■ Requirements
Only the lines from the line containing "Recreate this image" through the line containing "import seaborn as sns" should be reproduced, please, with no pictures.

■ Supplied entries
++++++++++++++++++++
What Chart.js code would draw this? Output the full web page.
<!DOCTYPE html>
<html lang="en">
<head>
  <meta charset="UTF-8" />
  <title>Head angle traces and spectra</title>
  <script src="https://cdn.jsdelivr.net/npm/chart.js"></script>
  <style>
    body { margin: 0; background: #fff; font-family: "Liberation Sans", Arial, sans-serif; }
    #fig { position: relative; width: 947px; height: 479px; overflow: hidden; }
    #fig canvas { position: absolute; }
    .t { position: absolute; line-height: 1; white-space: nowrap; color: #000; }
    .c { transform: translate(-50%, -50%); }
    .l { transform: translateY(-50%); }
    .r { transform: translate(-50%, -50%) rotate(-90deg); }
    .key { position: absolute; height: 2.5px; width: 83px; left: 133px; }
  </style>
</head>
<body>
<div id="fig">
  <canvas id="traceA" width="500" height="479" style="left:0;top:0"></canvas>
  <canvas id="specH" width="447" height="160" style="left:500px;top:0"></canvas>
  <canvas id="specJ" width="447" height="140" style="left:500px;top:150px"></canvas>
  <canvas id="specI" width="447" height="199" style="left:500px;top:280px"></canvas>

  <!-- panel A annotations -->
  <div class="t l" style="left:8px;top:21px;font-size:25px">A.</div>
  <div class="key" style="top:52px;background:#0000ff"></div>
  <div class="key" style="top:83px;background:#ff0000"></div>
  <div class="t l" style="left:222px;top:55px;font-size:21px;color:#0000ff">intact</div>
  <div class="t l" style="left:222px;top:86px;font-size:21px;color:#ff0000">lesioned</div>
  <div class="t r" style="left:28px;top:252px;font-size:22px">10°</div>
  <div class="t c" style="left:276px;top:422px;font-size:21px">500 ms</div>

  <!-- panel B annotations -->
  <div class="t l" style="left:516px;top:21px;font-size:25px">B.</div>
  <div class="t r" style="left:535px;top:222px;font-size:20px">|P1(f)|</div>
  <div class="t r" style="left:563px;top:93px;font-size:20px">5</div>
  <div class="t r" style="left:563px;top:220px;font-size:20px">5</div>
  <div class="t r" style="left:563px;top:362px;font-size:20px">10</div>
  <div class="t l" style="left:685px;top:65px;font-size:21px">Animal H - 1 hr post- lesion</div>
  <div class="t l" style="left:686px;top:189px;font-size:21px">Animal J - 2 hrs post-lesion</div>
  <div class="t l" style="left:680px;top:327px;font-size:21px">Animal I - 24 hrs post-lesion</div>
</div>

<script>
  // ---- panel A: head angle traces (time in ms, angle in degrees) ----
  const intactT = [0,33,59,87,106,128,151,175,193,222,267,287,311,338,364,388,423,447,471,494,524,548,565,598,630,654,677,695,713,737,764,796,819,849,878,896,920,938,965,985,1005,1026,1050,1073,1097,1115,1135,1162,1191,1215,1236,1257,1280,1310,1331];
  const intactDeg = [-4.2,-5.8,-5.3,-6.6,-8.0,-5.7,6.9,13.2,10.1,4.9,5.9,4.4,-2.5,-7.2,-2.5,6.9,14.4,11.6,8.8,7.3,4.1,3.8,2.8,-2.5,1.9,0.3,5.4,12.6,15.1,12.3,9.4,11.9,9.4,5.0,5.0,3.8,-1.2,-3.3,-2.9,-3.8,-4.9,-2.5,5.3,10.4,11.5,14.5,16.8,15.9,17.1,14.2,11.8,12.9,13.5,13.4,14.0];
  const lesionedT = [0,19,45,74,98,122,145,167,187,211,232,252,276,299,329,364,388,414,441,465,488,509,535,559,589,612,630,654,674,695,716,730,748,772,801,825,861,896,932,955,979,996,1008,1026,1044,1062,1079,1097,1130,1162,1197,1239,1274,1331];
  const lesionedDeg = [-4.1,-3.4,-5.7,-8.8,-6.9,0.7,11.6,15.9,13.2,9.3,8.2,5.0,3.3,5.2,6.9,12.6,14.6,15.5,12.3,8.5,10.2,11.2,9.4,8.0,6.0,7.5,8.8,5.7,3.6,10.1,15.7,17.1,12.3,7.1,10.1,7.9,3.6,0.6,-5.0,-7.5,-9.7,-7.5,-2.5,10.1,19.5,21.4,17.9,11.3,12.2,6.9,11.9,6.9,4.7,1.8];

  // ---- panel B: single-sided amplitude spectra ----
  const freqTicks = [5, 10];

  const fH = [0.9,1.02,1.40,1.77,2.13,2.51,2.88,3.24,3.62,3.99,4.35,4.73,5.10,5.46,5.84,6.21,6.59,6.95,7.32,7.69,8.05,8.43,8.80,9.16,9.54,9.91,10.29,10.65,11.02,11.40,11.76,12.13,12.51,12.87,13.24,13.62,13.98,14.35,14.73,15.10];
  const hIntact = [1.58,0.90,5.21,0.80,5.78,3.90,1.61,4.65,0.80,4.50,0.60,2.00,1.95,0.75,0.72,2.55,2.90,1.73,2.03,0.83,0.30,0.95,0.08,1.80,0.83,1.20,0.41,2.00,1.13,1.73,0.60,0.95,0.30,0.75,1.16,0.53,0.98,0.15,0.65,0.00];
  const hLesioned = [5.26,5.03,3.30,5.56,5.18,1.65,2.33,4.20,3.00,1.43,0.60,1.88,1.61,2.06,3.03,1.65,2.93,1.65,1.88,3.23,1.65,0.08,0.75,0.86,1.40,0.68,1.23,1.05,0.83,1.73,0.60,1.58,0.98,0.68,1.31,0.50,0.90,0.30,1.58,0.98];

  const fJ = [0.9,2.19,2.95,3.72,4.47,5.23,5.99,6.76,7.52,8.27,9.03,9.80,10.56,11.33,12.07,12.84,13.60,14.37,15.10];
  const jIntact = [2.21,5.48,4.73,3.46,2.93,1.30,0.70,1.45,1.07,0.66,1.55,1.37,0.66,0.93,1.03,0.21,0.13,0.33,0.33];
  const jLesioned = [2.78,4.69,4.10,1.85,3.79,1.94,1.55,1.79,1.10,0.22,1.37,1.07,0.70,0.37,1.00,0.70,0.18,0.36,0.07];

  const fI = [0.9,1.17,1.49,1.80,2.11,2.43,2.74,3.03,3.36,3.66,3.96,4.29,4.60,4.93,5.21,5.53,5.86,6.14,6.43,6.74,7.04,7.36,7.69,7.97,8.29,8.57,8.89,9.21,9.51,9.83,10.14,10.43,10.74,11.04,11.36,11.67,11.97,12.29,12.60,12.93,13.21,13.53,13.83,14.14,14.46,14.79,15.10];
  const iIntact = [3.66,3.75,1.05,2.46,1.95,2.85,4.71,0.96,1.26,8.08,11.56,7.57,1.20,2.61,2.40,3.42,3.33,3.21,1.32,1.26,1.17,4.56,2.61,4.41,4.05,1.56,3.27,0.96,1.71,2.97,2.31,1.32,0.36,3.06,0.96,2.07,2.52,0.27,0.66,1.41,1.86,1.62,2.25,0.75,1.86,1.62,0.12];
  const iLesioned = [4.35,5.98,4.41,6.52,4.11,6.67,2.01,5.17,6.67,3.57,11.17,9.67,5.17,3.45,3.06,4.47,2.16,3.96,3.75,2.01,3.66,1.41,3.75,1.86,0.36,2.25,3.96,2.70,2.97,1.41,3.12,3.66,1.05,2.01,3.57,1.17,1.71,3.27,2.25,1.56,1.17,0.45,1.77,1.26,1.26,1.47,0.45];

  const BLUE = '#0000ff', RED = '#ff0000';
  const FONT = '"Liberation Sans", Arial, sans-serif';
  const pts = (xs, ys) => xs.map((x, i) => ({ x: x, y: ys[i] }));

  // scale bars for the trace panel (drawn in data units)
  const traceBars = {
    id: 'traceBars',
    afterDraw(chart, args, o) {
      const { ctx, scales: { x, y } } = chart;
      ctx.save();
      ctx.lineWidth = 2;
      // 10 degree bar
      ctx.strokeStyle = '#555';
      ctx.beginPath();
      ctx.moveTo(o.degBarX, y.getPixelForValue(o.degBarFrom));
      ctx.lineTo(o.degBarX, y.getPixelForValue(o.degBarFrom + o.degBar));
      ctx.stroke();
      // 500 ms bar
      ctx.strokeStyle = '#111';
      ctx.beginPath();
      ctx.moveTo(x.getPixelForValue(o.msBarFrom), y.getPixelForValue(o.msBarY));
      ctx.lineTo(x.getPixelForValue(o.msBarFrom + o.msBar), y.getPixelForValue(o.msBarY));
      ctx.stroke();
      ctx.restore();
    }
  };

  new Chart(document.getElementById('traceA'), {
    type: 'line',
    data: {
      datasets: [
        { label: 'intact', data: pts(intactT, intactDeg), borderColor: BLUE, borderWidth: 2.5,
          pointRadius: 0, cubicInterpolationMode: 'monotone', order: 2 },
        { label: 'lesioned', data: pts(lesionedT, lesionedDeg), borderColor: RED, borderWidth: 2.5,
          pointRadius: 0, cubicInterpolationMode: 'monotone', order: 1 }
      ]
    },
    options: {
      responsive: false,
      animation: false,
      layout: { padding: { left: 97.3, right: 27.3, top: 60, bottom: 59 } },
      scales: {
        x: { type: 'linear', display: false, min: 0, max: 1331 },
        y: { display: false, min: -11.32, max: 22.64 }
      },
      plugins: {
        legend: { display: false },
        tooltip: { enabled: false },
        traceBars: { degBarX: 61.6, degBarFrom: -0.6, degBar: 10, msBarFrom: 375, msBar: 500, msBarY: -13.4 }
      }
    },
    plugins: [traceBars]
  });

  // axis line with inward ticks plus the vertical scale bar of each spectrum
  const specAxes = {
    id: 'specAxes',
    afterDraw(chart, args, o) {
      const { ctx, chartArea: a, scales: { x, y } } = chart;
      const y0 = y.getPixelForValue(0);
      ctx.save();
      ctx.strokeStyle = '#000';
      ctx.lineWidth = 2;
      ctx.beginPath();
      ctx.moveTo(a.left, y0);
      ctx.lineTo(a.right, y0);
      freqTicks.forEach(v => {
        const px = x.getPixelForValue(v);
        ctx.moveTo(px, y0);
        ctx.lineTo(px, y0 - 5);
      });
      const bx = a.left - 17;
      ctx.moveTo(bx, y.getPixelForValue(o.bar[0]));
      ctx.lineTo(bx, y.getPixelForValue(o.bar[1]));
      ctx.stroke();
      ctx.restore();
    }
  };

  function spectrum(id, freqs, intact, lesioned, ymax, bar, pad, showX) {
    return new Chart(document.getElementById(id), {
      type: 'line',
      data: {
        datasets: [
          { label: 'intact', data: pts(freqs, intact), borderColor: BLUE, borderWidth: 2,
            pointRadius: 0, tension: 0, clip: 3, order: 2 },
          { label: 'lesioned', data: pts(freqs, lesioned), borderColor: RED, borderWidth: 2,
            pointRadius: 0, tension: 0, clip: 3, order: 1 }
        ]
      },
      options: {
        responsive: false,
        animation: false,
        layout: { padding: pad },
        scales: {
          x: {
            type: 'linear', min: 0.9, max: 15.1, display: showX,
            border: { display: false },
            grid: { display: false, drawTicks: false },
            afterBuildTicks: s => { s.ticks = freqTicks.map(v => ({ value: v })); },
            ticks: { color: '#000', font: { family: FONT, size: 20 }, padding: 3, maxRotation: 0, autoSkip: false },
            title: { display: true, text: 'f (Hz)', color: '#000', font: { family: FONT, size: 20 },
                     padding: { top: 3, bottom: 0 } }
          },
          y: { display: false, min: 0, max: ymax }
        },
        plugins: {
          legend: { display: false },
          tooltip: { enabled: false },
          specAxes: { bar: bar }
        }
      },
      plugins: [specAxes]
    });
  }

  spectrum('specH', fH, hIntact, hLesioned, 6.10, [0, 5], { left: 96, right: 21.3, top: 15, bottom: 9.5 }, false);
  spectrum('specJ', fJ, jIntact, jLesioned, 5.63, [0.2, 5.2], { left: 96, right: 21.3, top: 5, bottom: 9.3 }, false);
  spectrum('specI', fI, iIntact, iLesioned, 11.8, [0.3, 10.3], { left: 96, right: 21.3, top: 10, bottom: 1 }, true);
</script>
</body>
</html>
++++++++++++++++++++
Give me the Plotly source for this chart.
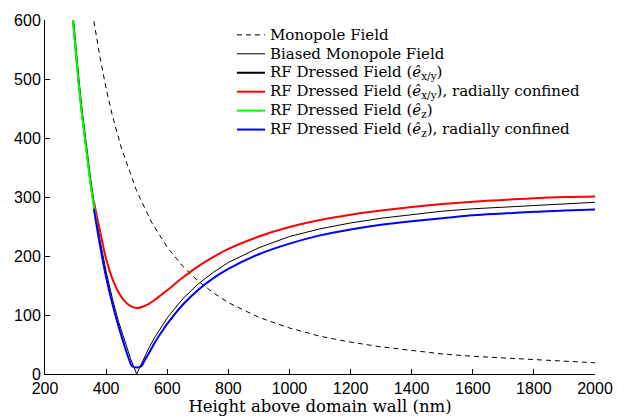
++++++++++++++++++++
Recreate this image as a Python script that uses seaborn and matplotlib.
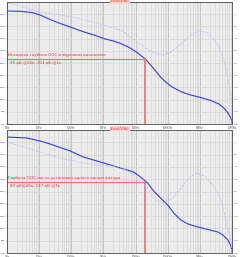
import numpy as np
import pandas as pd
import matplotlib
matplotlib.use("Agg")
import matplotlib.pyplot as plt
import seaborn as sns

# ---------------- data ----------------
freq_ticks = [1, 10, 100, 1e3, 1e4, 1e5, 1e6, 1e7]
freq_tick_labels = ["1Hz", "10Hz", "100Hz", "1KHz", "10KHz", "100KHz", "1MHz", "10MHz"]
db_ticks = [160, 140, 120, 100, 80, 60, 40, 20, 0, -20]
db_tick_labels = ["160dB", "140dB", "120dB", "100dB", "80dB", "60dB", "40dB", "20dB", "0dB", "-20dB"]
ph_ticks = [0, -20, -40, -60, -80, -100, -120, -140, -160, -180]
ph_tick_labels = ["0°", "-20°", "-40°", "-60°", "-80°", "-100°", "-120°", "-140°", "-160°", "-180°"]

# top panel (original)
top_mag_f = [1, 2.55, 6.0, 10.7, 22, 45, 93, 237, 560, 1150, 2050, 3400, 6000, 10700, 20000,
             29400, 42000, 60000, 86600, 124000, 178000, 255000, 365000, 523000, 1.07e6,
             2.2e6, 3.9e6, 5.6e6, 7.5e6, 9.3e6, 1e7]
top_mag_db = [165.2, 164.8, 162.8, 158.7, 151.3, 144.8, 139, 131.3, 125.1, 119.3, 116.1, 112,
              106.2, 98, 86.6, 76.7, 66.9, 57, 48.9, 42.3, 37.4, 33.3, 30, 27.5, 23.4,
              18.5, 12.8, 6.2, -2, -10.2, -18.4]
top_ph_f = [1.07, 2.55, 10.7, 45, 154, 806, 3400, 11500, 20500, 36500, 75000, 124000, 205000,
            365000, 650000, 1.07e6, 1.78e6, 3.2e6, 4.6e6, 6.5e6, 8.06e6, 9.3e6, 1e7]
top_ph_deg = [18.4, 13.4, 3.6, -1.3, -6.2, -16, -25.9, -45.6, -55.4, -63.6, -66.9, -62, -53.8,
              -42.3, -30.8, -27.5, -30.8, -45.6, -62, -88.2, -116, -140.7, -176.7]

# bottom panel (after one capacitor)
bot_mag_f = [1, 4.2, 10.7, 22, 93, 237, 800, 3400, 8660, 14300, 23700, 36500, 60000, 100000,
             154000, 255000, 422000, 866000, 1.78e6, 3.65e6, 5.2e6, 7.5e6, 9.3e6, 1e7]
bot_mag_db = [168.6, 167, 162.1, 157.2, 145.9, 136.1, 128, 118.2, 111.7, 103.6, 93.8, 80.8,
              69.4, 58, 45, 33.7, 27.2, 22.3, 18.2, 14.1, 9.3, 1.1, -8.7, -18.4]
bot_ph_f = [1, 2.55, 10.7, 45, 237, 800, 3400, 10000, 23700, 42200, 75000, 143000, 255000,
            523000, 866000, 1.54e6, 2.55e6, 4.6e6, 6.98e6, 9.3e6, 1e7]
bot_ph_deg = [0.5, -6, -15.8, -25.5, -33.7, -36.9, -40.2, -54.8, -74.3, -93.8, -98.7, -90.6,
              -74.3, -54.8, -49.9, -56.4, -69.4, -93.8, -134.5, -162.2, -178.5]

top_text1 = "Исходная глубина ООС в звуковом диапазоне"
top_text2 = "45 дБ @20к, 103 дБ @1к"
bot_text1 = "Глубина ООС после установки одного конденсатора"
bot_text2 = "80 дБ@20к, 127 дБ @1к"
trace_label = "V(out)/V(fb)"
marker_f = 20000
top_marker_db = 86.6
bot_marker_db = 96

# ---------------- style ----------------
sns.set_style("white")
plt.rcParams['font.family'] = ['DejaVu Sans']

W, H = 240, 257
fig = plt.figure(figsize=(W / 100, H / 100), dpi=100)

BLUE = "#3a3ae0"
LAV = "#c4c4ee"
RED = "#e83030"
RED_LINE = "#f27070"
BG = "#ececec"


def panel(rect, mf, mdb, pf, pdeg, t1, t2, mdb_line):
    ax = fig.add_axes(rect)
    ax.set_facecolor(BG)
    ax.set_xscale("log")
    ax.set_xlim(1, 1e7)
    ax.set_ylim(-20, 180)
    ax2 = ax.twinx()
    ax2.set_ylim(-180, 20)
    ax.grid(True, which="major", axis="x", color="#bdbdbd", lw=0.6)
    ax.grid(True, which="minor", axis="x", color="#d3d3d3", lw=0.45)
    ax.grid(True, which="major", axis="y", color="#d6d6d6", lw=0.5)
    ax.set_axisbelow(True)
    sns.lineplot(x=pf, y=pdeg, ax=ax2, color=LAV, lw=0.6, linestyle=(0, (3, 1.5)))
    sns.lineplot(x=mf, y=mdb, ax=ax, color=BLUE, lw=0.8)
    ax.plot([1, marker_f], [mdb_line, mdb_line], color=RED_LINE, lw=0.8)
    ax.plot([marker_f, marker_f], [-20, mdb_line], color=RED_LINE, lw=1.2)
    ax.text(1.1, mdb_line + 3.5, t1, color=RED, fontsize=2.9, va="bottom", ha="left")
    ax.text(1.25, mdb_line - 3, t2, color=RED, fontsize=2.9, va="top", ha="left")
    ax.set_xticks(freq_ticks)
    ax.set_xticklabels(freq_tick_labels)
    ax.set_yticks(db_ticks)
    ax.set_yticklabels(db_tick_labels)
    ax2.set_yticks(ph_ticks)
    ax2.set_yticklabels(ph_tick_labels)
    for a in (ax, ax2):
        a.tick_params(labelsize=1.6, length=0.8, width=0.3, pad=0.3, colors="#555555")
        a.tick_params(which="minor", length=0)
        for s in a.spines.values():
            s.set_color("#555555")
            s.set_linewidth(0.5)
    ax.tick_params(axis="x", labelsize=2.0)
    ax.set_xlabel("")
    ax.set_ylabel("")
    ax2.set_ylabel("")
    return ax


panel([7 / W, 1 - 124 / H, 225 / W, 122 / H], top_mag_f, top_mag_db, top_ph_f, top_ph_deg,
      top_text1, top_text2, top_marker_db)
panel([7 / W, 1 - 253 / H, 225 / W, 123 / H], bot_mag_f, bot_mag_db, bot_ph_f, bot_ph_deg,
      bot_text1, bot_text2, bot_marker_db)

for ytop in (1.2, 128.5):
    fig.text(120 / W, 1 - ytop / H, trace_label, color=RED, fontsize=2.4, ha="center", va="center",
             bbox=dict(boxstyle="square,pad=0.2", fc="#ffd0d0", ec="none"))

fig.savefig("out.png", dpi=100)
++++++++++++++++++++
■ Task response
Recreate this image as a Python script that uses seaborn and matplotlib.
import numpy as np
import pandas as pd
import matplotlib
matplotlib.use("Agg")
import matplotlib.pyplot as plt
import seaborn as sns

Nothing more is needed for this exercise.